Three members of the five-member board — just enough for the item to pass — voted to tear down the gym, located next to The Harbor School, next month.
They approved a $64,000 bid to tear down the building and save some of its large timbers — up to 10-by-10 inches wide and 48 feet long — for future re-use on the Island, said Bob Hennessey, school board chair.
A more expensive bid could have saved much more of the structure, but the board opted for the lesser of the two.
The work will be done by Mitchell Contractors, an Island company.
And though the 1919 structure was named one of the state’s most endangered historic structures three months ago, the safety concerns of the building — which is rotting or termite-eaten in some places — outweigh its historical significance, Hennessey said.
“Frankly, that’s why nobody’s terribly excited about tearing down this gym — it’s an important part of the Island’s history,” he said. “But our first obligation is to the safety of people in and around district facilities, and we don’t want anybody to get killed by this thing.”
Board member John “Oz” Osborne voted against tearing the gym down, in part because he felt the school board hadn’t done enough to try to save the aging wooden structure. Dan Chasan abstained.
“I really like the old building; I think we should have kept it,” Osborne said. “It would have been very expensive to fix it, to do it right and to bring it up to code. However, I didn’t think we explored all the options that were available to us.”
He said he thought funds to repair the gym may have been secured through a historic preservation group or agency but that the process would have taken time — time the school board didn’t feel it had.

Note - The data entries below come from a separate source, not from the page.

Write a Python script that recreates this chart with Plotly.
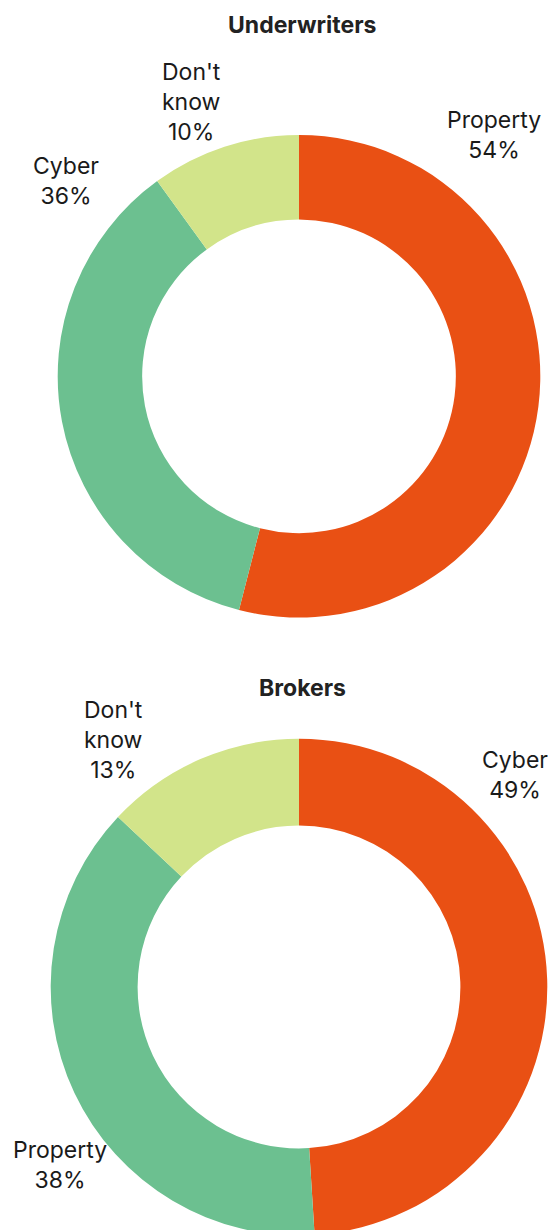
import plotly.graph_objects as go

# data
uw_labels = ["Property", "Cyber", "Don't know"]
uw_values = [54, 36, 10]
br_labels = ["Cyber", "Property", "Don't know"]
br_values = [49, 38, 13]
slice_colors = ["#E95014", "#6CC090", "#D2E48A"]

W, H = 556, 1240
OFF = 8  # page body margin in the browser
FONT = "Inter, 'Open Sans', sans-serif"


def px_x(x):
    return (x - OFF) / W


def px_y(y):
    return 1 - (y - OFF) / H


def donut_domain(cx, cy, r):
    # domain (paper units) from a centre / radius measured on the page
    return dict(x=[px_x(cx - r), px_x(cx + r)],
                y=[max(0.0, px_y(cy + r)), px_y(cy - r)])


fig = go.Figure()

# top donut
fig.add_trace(go.Pie(
    labels=uw_labels, values=uw_values, sort=False, direction="clockwise",
    hole=0.65, textinfo="none", hoverinfo="label+percent",
    marker=dict(colors=slice_colors, line=dict(width=0)),
    domain=donut_domain(299, 376.3, 241.3),
    showlegend=False,
))
# bottom donut
fig.add_trace(go.Pie(
    labels=br_labels, values=br_values, sort=False, direction="clockwise",
    hole=0.65, textinfo="none", hoverinfo="label+percent",
    marker=dict(colors=slice_colors, line=dict(width=0)),
    domain=donut_domain(299, 987, 248.3),
    showlegend=False,
))

# label placement (page pixel centres of the text blocks)
uw_pos = {"Property": (494, 135), "Cyber": (66, 181), "Don't know": (191, 102)}
br_pos = {"Cyber": (515, 775), "Property": (60, 1165), "Don't know": (113, 740)}

annots = []
for labs, vals, pos in [(uw_labels, uw_values, uw_pos), (br_labels, br_values, br_pos)]:
    for lab, val in zip(labs, vals):
        px, py = pos[lab]
        txt = lab.replace(" ", "<br>") if lab == "Don't know" else lab
        annots.append(dict(
            x=px_x(px), y=px_y(py), xref="paper", yref="paper",
            xanchor="center", yanchor="middle", showarrow=False,
            text=f"{txt}<br>{val}%", align="center",
            font=dict(family=FONT, size=23, color="#1a1a1a"),
        ))

# titles
for title, py in [("Underwriters", 25), ("Brokers", 688)]:
    annots.append(dict(
        x=px_x(302), y=px_y(py), xref="paper", yref="paper",
        xanchor="center", yanchor="middle", showarrow=False,
        text=f"<b>{title}</b>",
        font=dict(family=FONT, size=23, color="#222222"),
    ))

fig.update_layout(
    width=W, height=H,
    margin=dict(l=0, r=0, t=0, b=0),
    paper_bgcolor="white", plot_bgcolor="white",
    annotations=annots,
)

fig.write_html("out.html")
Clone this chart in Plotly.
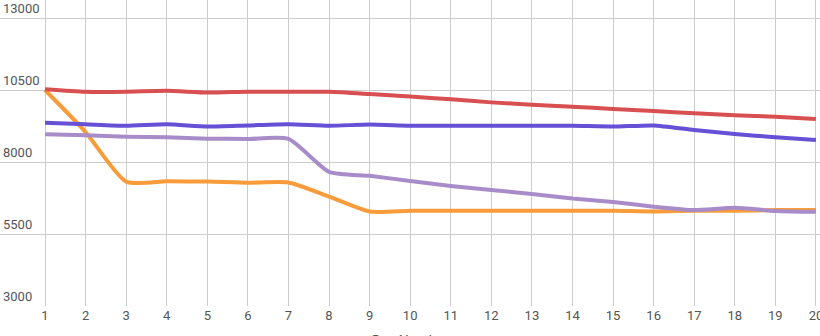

The gym will be demolished in September, said Eric Gill, the school district’s capital projects manager. The project should take less than a month, he said.
After the gym is torn down, its footprint could someday be the site of a ball field. The Vashon Park District is applying for enough money to overhaul the fields at the property and may someday install a concession stand, bathrooms and bleachers at the site, as well as make new fields, such as one where the old gym now rests.
It’s these plans for fields that Osborne said seemed to push the gym’s demolition.
“It’s not going to take that long to take it down; I think we could have waited a little longer to take it down,” he said.